Rationale: in Lake Wobegon, everyone drives faster than the average. I think there's a perception bias. First, I'd assume that the distribution of vehicle speeds on a highway is a skewed normal distribution, that is, there are very few vehicles going at or below the speed limit, and significant numbers going well above the speed limit. The peak of the curve is somewhere above the limit.

Second, assume you merge onto the highway and drive at your normal speed, maybe 65 mph in a 55 mph zone. You're going to be passed by vehicles going 70, 80 and 90; you're going to pass vehicles going 55. I suspect the speeders are going to make the biggest impact on you. You may well believe that the average speed is 70. But that may not be true. A display setup would show the truth.

(This idea is a takeoff from some research that supposedly showed that college students believe binge drinking is more prevalent than it actually is, resulting in a greater tendency to drink.
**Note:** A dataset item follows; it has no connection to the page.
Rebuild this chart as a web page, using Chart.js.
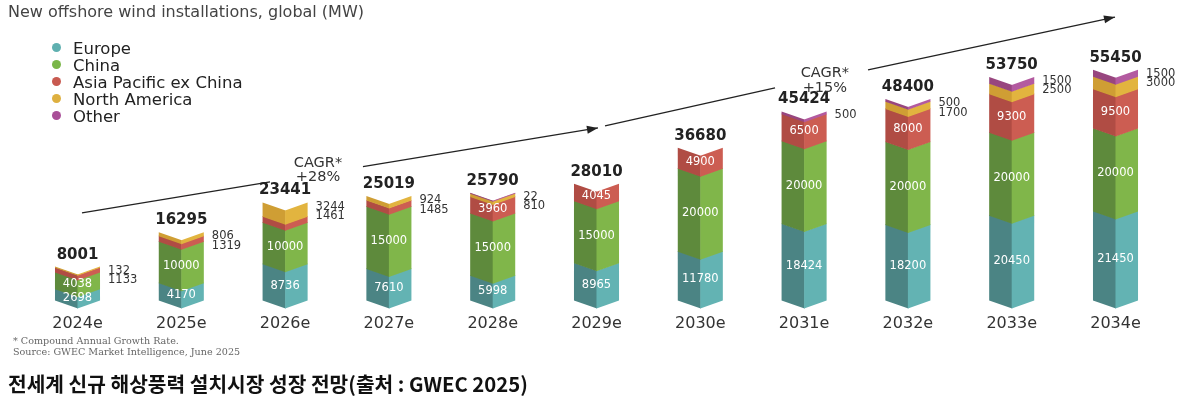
<!DOCTYPE html>
<html><head><meta charset="utf-8">
<script src="https://cdn.jsdelivr.net/npm/chart.js@4.4.0/dist/chart.umd.min.js"></script>
<style>
html,body{margin:0;padding:0;background:#fff;width:1189px;height:397px;overflow:hidden;}
#wrap{position:relative;width:1189px;height:397px;}
canvas{position:absolute;left:0;top:0;}
#title{position:absolute;left:8px;top:2px;font:16px 'DejaVu Sans';color:#444;white-space:nowrap;}
#legend{position:absolute;left:52px;top:40px;font:16.5px 'DejaVu Sans';color:#222;line-height:17px;}
#legend div{white-space:nowrap;}
#legend span{display:inline-block;width:9px;height:9px;border-radius:50%;margin-right:12px;vertical-align:2px;}
#note{position:absolute;left:13px;top:335px;font:9.6px 'DejaVu Serif';color:#666;line-height:11px;white-space:nowrap;}
#caption{position:absolute;left:8px;top:368px;font:bold 20.3px 'Noto Sans CJK KR';color:#111;white-space:nowrap;}
</style></head>
<body><div id="wrap"><canvas id="c" width="1189" height="397"></canvas>
<div id="title">New offshore wind installations, global (MW)</div>
<div id="legend"></div>
<div id="note">* Compound Annual Growth Rate.<br>Source: GWEC Market Intelligence, June 2025</div>
<div id="caption">전세계 신규 해상풍력 설치시장 성장 전망(출처 : GWEC 2025)</div>
</div>
<script>
const categories = ['2024e','2025e','2026e','2027e','2028e','2029e','2030e','2031e','2032e','2033e','2034e'];
const europe       = [2698, 4170, 8736, 7610, 5998, 8965, 11780, 18424, 18200, 20450, 21450];
const china        = [4038, 10000, 10000, 15000, 15000, 15000, 20000, 20000, 20000, 20000, 20000];
const apacExChina  = [1133, 1319, 1461, 1485, 3960, 4045, 4900, 6500, 8000, 9300, 9500];
const northAmerica = [132, 806, 3244, 924, 810, 0, 0, 0, 1700, 2500, 3000];
const other        = [0, 0, 0, 0, 22, 0, 0, 500, 500, 1500, 1500];
const totals       = [8001, 16295, 23441, 25019, 25790, 28010, 36680, 45424, 48400, 53750, 55450];
const seriesNames  = ['Europe','China','Asia Pacific ex China','North America','Other'];
const cagrLabels   = [['CAGR*','+28%'],['CAGR*','+15%']];

const seriesValues = [europe, china, apacExChina, northAmerica, other];
const lightColors = ['#63b3b3','#80b64a','#cc5d52','#e2b43f','#b35aa0'];
const darkColors  = ['#4b8484','#5e8a3c','#b04c44','#cf9e34','#98467f'];
const dotColors   = ['#5fb0b0','#7ab648','#c85a50','#deb040','#a94f98'];

const leg = document.getElementById('legend');
seriesNames.forEach((n,i)=>{
  const d=document.createElement('div');
  d.innerHTML='<span style="background:'+dotColors[i]+'"></span>'+n;
  leg.appendChild(d);
});

const D = 8; // chevron depth
const chevronBars = {
  id:'chevronBars',
  beforeDatasetsDraw(chart){
    const ctx = chart.ctx;
    chart.data.datasets.forEach((ds,di)=>{
      const meta = chart.getDatasetMeta(di);
      meta.data.forEach((el,i)=>{
        if(!ds.data[i]) return;
        const p = el.getProps(['x','y','base','width'], true);
        const l = p.x - p.width/2, r = p.x + p.width/2;
        const b = p.base + 0.7;
        ctx.save();
        ctx.fillStyle = darkColors[di];
        ctx.beginPath();
        ctx.moveTo(l, p.y - D); ctx.lineTo(p.x + 0.5, p.y); ctx.lineTo(p.x + 0.5, b); ctx.lineTo(l, b - D);
        ctx.closePath(); ctx.fill();
        ctx.fillStyle = lightColors[di];
        ctx.beginPath();
        ctx.moveTo(p.x, p.y); ctx.lineTo(r, p.y - D); ctx.lineTo(r, b - D); ctx.lineTo(p.x, b);
        ctx.closePath(); ctx.fill();
        ctx.restore();
      });
    });
    return false;
  },
  afterDraw(chart){
    const ctx = chart.ctx;
    const xs = chart.scales.x, ys = chart.scales.y;
    const lastMeta = chart.getDatasetMeta(seriesValues.length-1);
    ctx.save();
    ctx.textBaseline = 'middle';
    categories.forEach((c,i)=>{
      const top = lastMeta.data[i].getProps(['x','y','width'], true);
      const topEdge = top.y - D;
      ctx.fillStyle = '#222';
      ctx.font = 'bold 15px "DejaVu Sans"';
      ctx.textAlign = 'center';
      ctx.fillText(String(totals[i]), top.x, topEdge - 12);
      ctx.font = '11.5px "DejaVu Sans"';
      ctx.fillStyle = '#fff';
      [0,1,2].forEach(di=>{
        const v = seriesValues[di][i];
        if(di===2 && v < 3000) return;
        const el = chart.getDatasetMeta(di).data[i].getProps(['y','base'], true);
        ctx.fillText(String(v), top.x, (el.y + el.base)/2 - D/2);
      });
      const out = [];
      if(other[i]>0) out.push(other[i]);
      if(northAmerica[i]>0) out.push(northAmerica[i]);
      if(apacExChina[i]<3000) out.push(apacExChina[i]);
      ctx.fillStyle = '#333';
      ctx.textAlign = 'left';
      out.forEach((v,k)=>{
        ctx.fillText(String(v), top.x + top.width/2 + 8, topEdge + 4 + k*9.5);
      });
    });
    const P = (a)=>[xs.getPixelForValue(a[0]), ys.getPixelForValue(a[1])];
    const segs = [
      [[0.043,22900],[1.855,30360]],
      [[2.75,34070],[5.014,43370]],
      [[5.082,43850],[6.72,53010]],
      [[7.616,57350],[9.995,70120]]
    ];
    ctx.strokeStyle = '#222'; ctx.lineWidth = 1.3;
    segs.forEach(s=>{
      const a=P(s[0]), b=P(s[1]);
      ctx.beginPath(); ctx.moveTo(a[0],a[1]); ctx.lineTo(b[0],b[1]); ctx.stroke();
    });
    [1,3].forEach(k=>{
      const a=P(segs[k][0]), b=P(segs[k][1]);
      const ang = Math.atan2(b[1]-a[1], b[0]-a[0]);
      ctx.fillStyle='#222';
      ctx.beginPath();
      ctx.moveTo(b[0],b[1]);
      ctx.lineTo(b[0]-11*Math.cos(ang)+4*Math.sin(ang), b[1]-11*Math.sin(ang)-4*Math.cos(ang));
      ctx.lineTo(b[0]-11*Math.cos(ang)-4*Math.sin(ang), b[1]-11*Math.sin(ang)+4*Math.cos(ang));
      ctx.closePath(); ctx.fill();
    });
    const cagrPos = [[[2.317,34940],[2.317,31570]],[[7.2,56630],[7.2,53010]]];
    ctx.font = '14.5px "DejaVu Sans"'; ctx.fillStyle='#333'; ctx.textAlign='center';
    cagrLabels.forEach((lines,j)=>{
      lines.forEach((t,k)=>{ const p=P(cagrPos[j][k]); ctx.fillText(t,p[0],p[1]); });
    });
    ctx.restore();
  }
};

new Chart(document.getElementById('c'), {
  type:'bar',
  data:{
    labels: categories,
    datasets: seriesNames.map((n,i)=>({label:n, data:seriesValues[i], backgroundColor:lightColors[i], stack:'s', barPercentage:0.434, categoryPercentage:1}))
  },
  options:{
    responsive:false, animation:false,
    layout:{padding:{left:25.6, right:21.6, top:59, bottom:58}},
    plugins:{legend:{display:false}, tooltip:{enabled:false}},
    scales:{
      x:{stacked:true, grid:{display:false, drawTicks:false}, border:{display:false},
         ticks:{font:{family:'DejaVu Sans', size:16}, color:'#333', padding:6}},
      y:{stacked:true, display:false, min:0, max:60000}
    }
  },
  plugins:[chevronBars]
});
</script>
</body></html>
I say "supposedly" because I've also seen a challenge to the research and don't know for sure what the status is.)

Ideas, For What they're Worth-I

Like most people, I have these great ideas (I think so, at least) that never go anywhere. On the off chance that some Google will come across these pages, I'm going to write them up and post them.

My first one--the local HOV (high occupancy vehicle) lanes on Interstate 95 tend to attract criticism from people who are stuck in stop-and-go traffic in the regular lanes and look over to see cars whizzing by in the HOV. They protest--the lanes aren't being fully used, so why not open them to everyone?

Using the principle that feedback is often good, I'd suggest a traffic counter/display sign over each set of lanes. The count would be a running tally of the cars passing the point during the last hour, multiplied by an occupancy factor. For HOV-3, multiply each car times 3; for the regular lanes, multiply times 1. This means the signs would compare the effectiveness of the lanes in carrying people. Thus the signs would show whether or not the HOV lanes are working as they're supposed to.

Power Line

John Hinderacker at Power Line attacks a Democratic rally against privatizing Social Security on Capitol Hill. I quarrel with this:
"This really is demagoguery at its worst. Federal employees already have a private contribution plan."
The Federal system is essentially a 401K on top of Social Security, which is how it was sold to us back in the 1980's. The existence or non-existence of 401K's doesn't support the "carve-out" approach to private accounts.